### RECORDED INFORMATION

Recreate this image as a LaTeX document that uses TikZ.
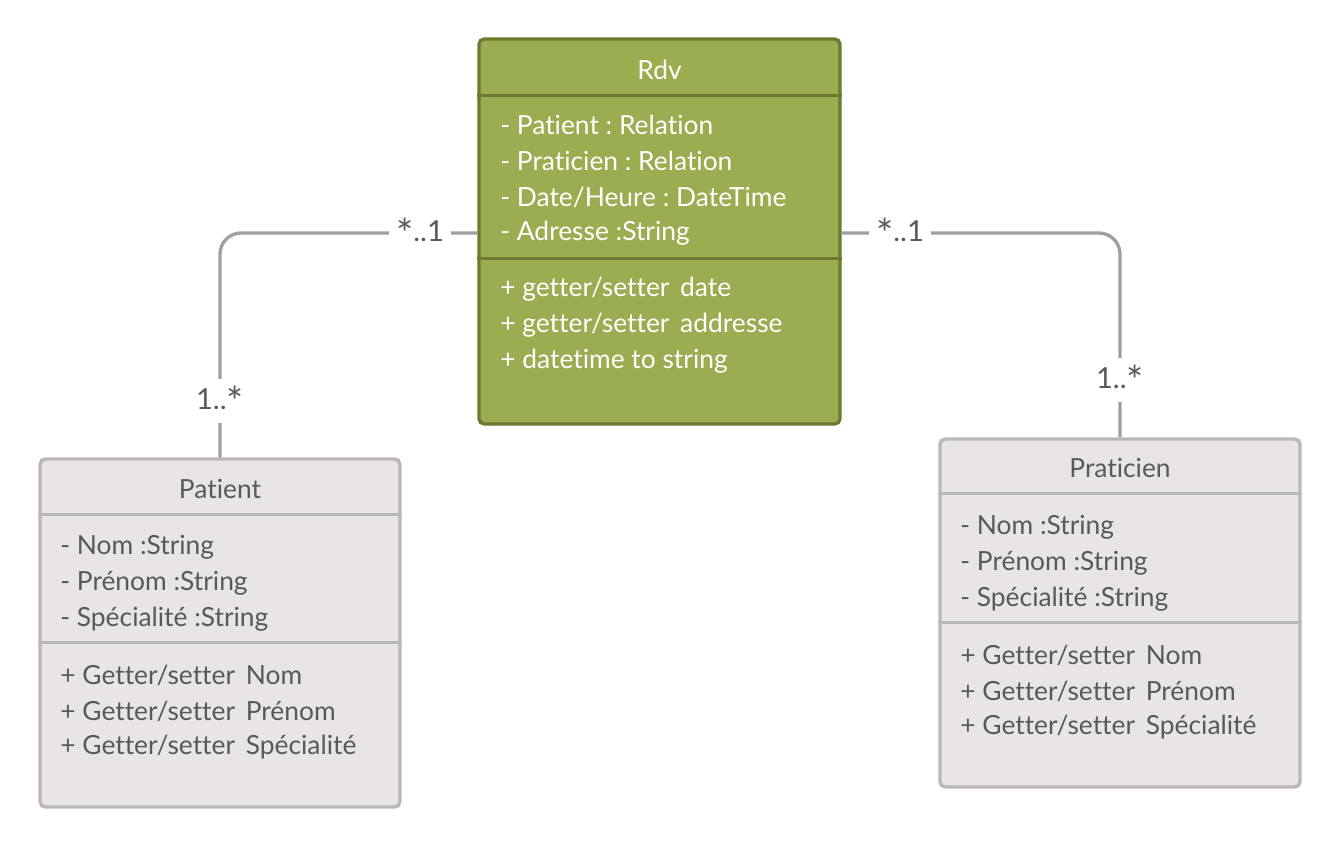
\documentclass[tikz,border=0pt]{standalone}
\usepackage{fontspec}
\setmainfont{Lato}[Ligatures=NoCommon]
\usetikzlibrary{positioning}
\frenchspacing
\definecolor{RdvFill}{HTML}{9AAD50}
\definecolor{RdvLine}{HTML}{6B7A2F}
\definecolor{ClassFill}{HTML}{E8E4E8}
\definecolor{ClassLine}{HTML}{B9B7BA}
\definecolor{ClassText}{HTML}{595959}
\definecolor{AssocLine}{HTML}{A0A0A0}
\newcommand{\multstar}{\raisebox{-0.22em}{\fontsize{23}{23}\selectfont *}}
\tikzstyle{class_box}=[rectangle,
                       minimum width=7.2cm,
                       minimum height=6.96cm,
                       draw=ClassLine,
                       fill=ClassFill,
                       line width=1.9pt,
                       rounded corners=3, ]
\tikzstyle{rdv_box}=[class_box,
                     minimum width=7.22cm,
                     minimum height=7.7cm,
                     draw=RdvLine,
                     fill=RdvFill, ]
\tikzstyle{member}=[anchor=west,
                    inner sep=0pt,
                    text=ClassText,
                    font=\fontsize{15}{18}\selectfont, ]
\tikzstyle{assoc}=[draw=AssocLine,
                   line width=1.9pt,
                   rounded corners=12, ]
\tikzstyle{mult}=[fill=white,
                  inner sep=4pt,
                  text=ClassText,
                  font=\fontsize{16.5}{18}\selectfont, ]

\begin{document}
\begin{tikzpicture}
    \useasboundingbox (0,0) rectangle (26.8cm,-16.96cm);

    % classes
    \node at (13.19cm, -4.63cm) (rdv) [rdv_box] {};
    \node at (4.4cm, -12.66cm) (patient) [class_box] {};
    \node at (22.4cm, -12.26cm) (praticien) [class_box] {};

    \foreach \c/\col/\sa/\sb in {rdv/RdvLine/1.16/4.42,
                                 patient/ClassLine/1.14/3.7,
                                 praticien/ClassLine/1.12/3.7} {
      \draw[line width=1.9pt, draw=\col]
        ([yshift=-\sa cm]\c.north west) -- ([yshift=-\sa cm]\c.north east);
      \draw[line width=1.9pt, draw=\col]
        ([yshift=-\sb cm]\c.north west) -- ([yshift=-\sb cm]\c.north east);
    }

    % titles
    \node at (13.19cm, -1.4cm) (rdv_title) [member, anchor=center, text=white] {Rdv};
    \node at (4.4cm, -9.78cm) (patient_title) [member, anchor=center] {Patient};
    \node at (22.4cm, -9.36cm) (praticien_title) [member, anchor=center] {Praticien};

    % Rdv
    \foreach \i/\t in {0/{- Patient : Relation},
                       1/{- Praticien : Relation},
                       2/{- Date/Heure : DateTime},
                       3/{- Adresse :String} } {
      \node at (10.0cm, -2.5cm - 0.72cm * \i) (rdv_a\i) [member, text=white] {\t};
    }
    \foreach \i/\t in {0/{+ getter/setter\hspace{0.15em} date},
                       1/{+ getter/setter\hspace{0.15em} addresse},
                       2/{+ datetime to string} } {
      \node at (10.0cm, -5.78cm - 0.72cm * \i) (rdv_m\i) [member, text=white] {\t};
    }

    % Patient and Praticien
    \foreach \c/\x/\y in {patient/1.2/10.94, praticien/19.2/10.54} {
      \foreach \i/\t in {0/{- Nom :String},
                         1/{- Prénom :String},
                         2/{- Spécialité :String} } {
        \node at (\x cm, -\y cm - 0.72cm * \i) (\c_a\i) [member] {\t};
      }
      \foreach \i/\t in {0/{+ Getter/setter\hspace{0.15em} Nom},
                         1/{+ Getter/setter\hspace{0.15em} Prénom},
                         2/{+ Getter/setter\hspace{0.15em} Spécialité} } {
        \node at (\x cm, -\y cm - 2.56cm - 0.72cm * \i) (\c_m\i) [member] {\t};
      }
    }

    % associations
    \draw[assoc] (rdv.west |- rdv_a3) -| (patient.north);
    \draw[assoc] (rdv.east |- rdv_a3) -| (praticien.north);

    \node at (8.4cm, -4.66cm) (rdv_patient_mult) [mult] {\multstar..1};
    \node at (4.4cm, -8.02cm) (patient_rdv_mult) [mult] {1..\multstar};
    \node at (18.0cm, -4.66cm) (rdv_praticien_mult) [mult] {\multstar..1};
    \node at (22.4cm, -7.6cm) (praticien_rdv_mult) [mult] {1..\multstar};
  \end{tikzpicture}
\end{document}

### THE EXERCISE
Retype each line of the listing above word for word. Exclude the pictures.

### RESULT BELOW
Recreate this image as a LaTeX document that uses TikZ.
\documentclass[tikz,border=0pt]{standalone}
\usepackage{fontspec}
\setmainfont{Lato}[Ligatures=NoCommon]
\usetikzlibrary{positioning}
\frenchspacing
\definecolor{RdvFill}{HTML}{9AAD50}
\definecolor{RdvLine}{HTML}{6B7A2F}
\definecolor{ClassFill}{HTML}{E8E4E8}
\definecolor{ClassLine}{HTML}{B9B7BA}
\definecolor{ClassText}{HTML}{595959}
\definecolor{AssocLine}{HTML}{A0A0A0}
\newcommand{\multstar}{\raisebox{-0.22em}{\fontsize{23}{23}\selectfont *}}
\tikzstyle{class_box}=[rectangle,
                       minimum width=7.2cm,
                       minimum height=6.96cm,
                       draw=ClassLine,
                       fill=ClassFill,
                       line width=1.9pt,
                       rounded corners=3, ]
\tikzstyle{rdv_box}=[class_box,
                     minimum width=7.22cm,
                     minimum height=7.7cm,
                     draw=RdvLine,
                     fill=RdvFill, ]
\tikzstyle{member}=[anchor=west,
                    inner sep=0pt,
                    text=ClassText,
                    font=\fontsize{15}{18}\selectfont, ]
\tikzstyle{assoc}=[draw=AssocLine,
                   line width=1.9pt,
                   rounded corners=12, ]
\tikzstyle{mult}=[fill=white,
                  inner sep=4pt,
                  text=ClassText,
                  font=\fontsize{16.5}{18}\selectfont, ]

\begin{document}
\begin{tikzpicture}
    \useasboundingbox (0,0) rectangle (26.8cm,-16.96cm);

    % classes
    \node at (13.19cm, -4.63cm) (rdv) [rdv_box] {};
    \node at (4.4cm, -12.66cm) (patient) [class_box] {};
    \node at (22.4cm, -12.26cm) (praticien) [class_box] {};

    \foreach \c/\col/\sa/\sb in {rdv/RdvLine/1.16/4.42,
                                 patient/ClassLine/1.14/3.7,
                                 praticien/ClassLine/1.12/3.7} {
      \draw[line width=1.9pt, draw=\col]
        ([yshift=-\sa cm]\c.north west) -- ([yshift=-\sa cm]\c.north east);
      \draw[line width=1.9pt, draw=\col]
        ([yshift=-\sb cm]\c.north west) -- ([yshift=-\sb cm]\c.north east);
    }

    % titles
    \node at (13.19cm, -1.4cm) (rdv_title) [member, anchor=center, text=white] {Rdv};
    \node at (4.4cm, -9.78cm) (patient_title) [member, anchor=center] {Patient};
    \node at (22.4cm, -9.36cm) (praticien_title) [member, anchor=center] {Praticien};

    % Rdv
    \foreach \i/\t in {0/{- Patient : Relation},
                       1/{- Praticien : Relation},
                       2/{- Date/Heure : DateTime},
                       3/{- Adresse :String} } {
      \node at (10.0cm, -2.5cm - 0.72cm * \i) (rdv_a\i) [member, text=white] {\t};
    }
    \foreach \i/\t in {0/{+ getter/setter\hspace{0.15em} date},
                       1/{+ getter/setter\hspace{0.15em} addresse},
                       2/{+ datetime to string} } {
      \node at (10.0cm, -5.78cm - 0.72cm * \i) (rdv_m\i) [member, text=white] {\t};
    }

    % Patient and Praticien
    \foreach \c/\x/\y in {patient/1.2/10.94, praticien/19.2/10.54} {
      \foreach \i/\t in {0/{- Nom :String},
                         1/{- Prénom :String},
                         2/{- Spécialité :String} } {
        \node at (\x cm, -\y cm - 0.72cm * \i) (\c_a\i) [member] {\t};
      }
      \foreach \i/\t in {0/{+ Getter/setter\hspace{0.15em} Nom},
                         1/{+ Getter/setter\hspace{0.15em} Prénom},
                         2/{+ Getter/setter\hspace{0.15em} Spécialité} } {
        \node at (\x cm, -\y cm - 2.56cm - 0.72cm * \i) (\c_m\i) [member] {\t};
      }
    }

    % associations
    \draw[assoc] (rdv.west |- rdv_a3) -| (patient.north);
    \draw[assoc] (rdv.east |- rdv_a3) -| (praticien.north);

    \node at (8.4cm, -4.66cm) (rdv_patient_mult) [mult] {\multstar..1};
    \node at (4.4cm, -8.02cm) (patient_rdv_mult) [mult] {1..\multstar};
    \node at (18.0cm, -4.66cm) (rdv_praticien_mult) [mult] {\multstar..1};
    \node at (22.4cm, -7.6cm) (praticien_rdv_mult) [mult] {1..\multstar};
  \end{tikzpicture}
\end{document}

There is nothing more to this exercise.